Und ein weiteres Ärgernis: Nach dem Einschalten wird dem Nutzer ein zweigeteiltes Display als Bedieneroberfläche angeboten. Der obere Teil des Displays ist für die Bücher des Nutzers vorgesehen, und der untere Teil für irgendeinen großen Buchanbieter: Bücher.de, Thalia, Weltbild, Hugendubel und so weiter. In diesem Bereich des Displays kann man sich über WLAN und Internet bei seinem Anbieter einloggen und Bücher kaufen. Welcher Anbieter das ist, richtet sich danach, in welcher Buchhandlung das Gerät gekauft wurde, meins wurde bei Thalia gekauft. Man kann natürlich mit dem Gerät auch bei allen anderen Anbietern kaufen, aber die Software-Entwicklungs-Kapazität, die für diesen Unsinn verbraucht wurde, hätte man besser auf das Gesamtverhalten des Gerätes verwenden sollen. Langfristig muß die Hardware weiter verbessert werden, besonders die Operationsgeschwindigkeit sollte ein Fall für die Ingenieure der Hersteller sein.

dingsbums [Platzhalter für den Namen des Gerätes, d.V.] ist ein Markenname für E-Book-Reader …, die von den führenden Buchhändlern in Deutschland, Österreich und der Schweiz seit 2013 in Zusammenarbeit mit der Deutschen Telekom vermarktet werden.“ (Wikipedia)

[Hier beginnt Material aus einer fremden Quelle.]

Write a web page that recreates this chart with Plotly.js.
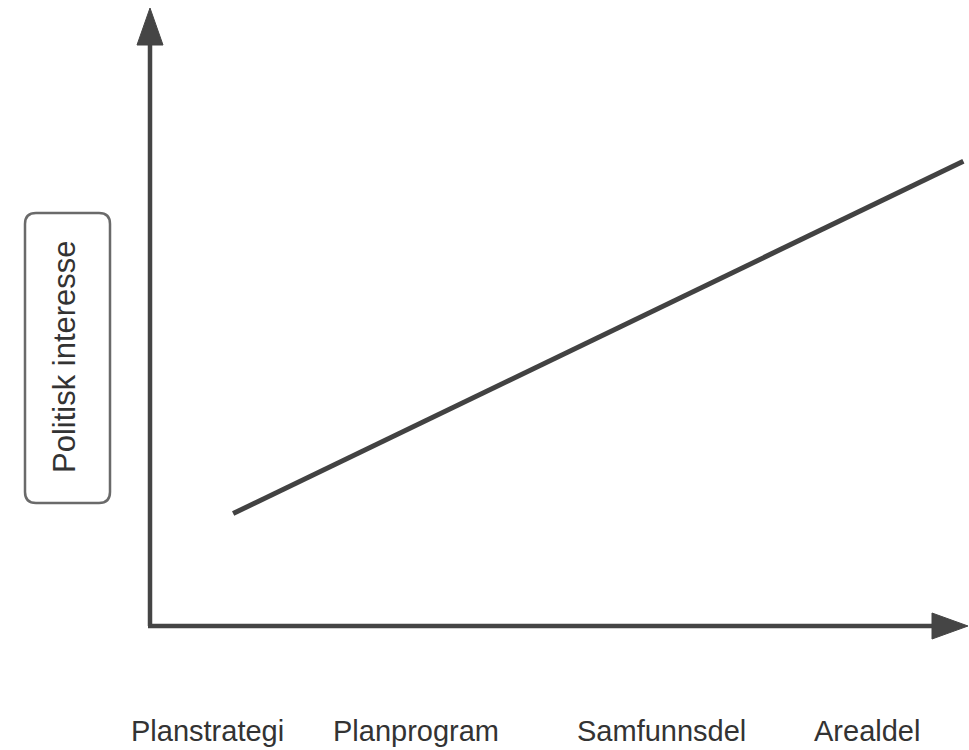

Das bedeutet, daß die Finanzierung des Projektes im Wesentlichen Sache der „führenden Buchhändler“ war, deren Interesse sich auf den Verkauf von Büchern konzentriert. Der Verkauf funktioniert, alles andere – Handhabung, Geschwindigkeit – ist ihnen egal. Das gilt wohl auch für alle anderen Modelle.

Wie ich hörte, bezahlt man in den USA und Frankreich für ein E-Book nur die Hälfte eines analogen Buches. Das gefällt mir. Das deutsche Verlagswesen aber argumentiert, daß die Herstellung eines E-Book genauso viel kostet, wie die eines analogen Buches. Aber das stimmt nicht, sagt meine Tochter, und die muß es wissen, sie hat das Fach „Verlagsherstellung“ studiert. Vielleicht haben wir ja trotzdem in den deutschsprachigen Ländern irgendwann auch solche Verhältnisse.

Ach, und ehe ich’s vergesse: Dem Vernehmen nach soll in Zukunft die Mehrwertsteuer für E-Books statt 19 %, wie für beliebige andere Waren, nur noch 7 %, wie für analoge Bücher und Lebensmittel, erhoben werden. Na bitte! Geht doch.

© Bernd Mai, 05/2017, Leipzig und Löbejün

3 Responses to Revolution im Bücherregal

  1. Deine Tochter says:

    Ich würde nie meine Bücher weggeben. Aber ich lese viel und vieles zur Unterhaltung. Und diese Bücher lese ich oft nicht noch mal. Da wäre es Verschwendung an Papier und Platz im Regal sich diese Bücher gedruckt zu kaufen.
    Ich habe über die Onleihe der Bibliotheken schon oft Autoren gefunden, von denen ich mir dann gedruckte Bücher gekauft habe. Arno Geiger ist so ein Schriftsteller.
    Ich freu mich, dass das Gerät dich aus deinem Schreibtief geholt hat. 🙂

  2. Renate says:

    Auch wenn der Staat die Steuer für die E-Books reduziert, glaube ich nicht, dass die dann preiswerter werden.
    Du weißt, auch ich bin ein „Bücherfreak“ – und ich werde oft gefragt, warum ich mir nicht ein E-Book-Reader an- und die Bücher abschaffe – aber – ich find ein Buch einfach schöner und zur Not, kann man damit auch noch heizen 😉
    Ich wünsche Dir viel Freude beim Lesen.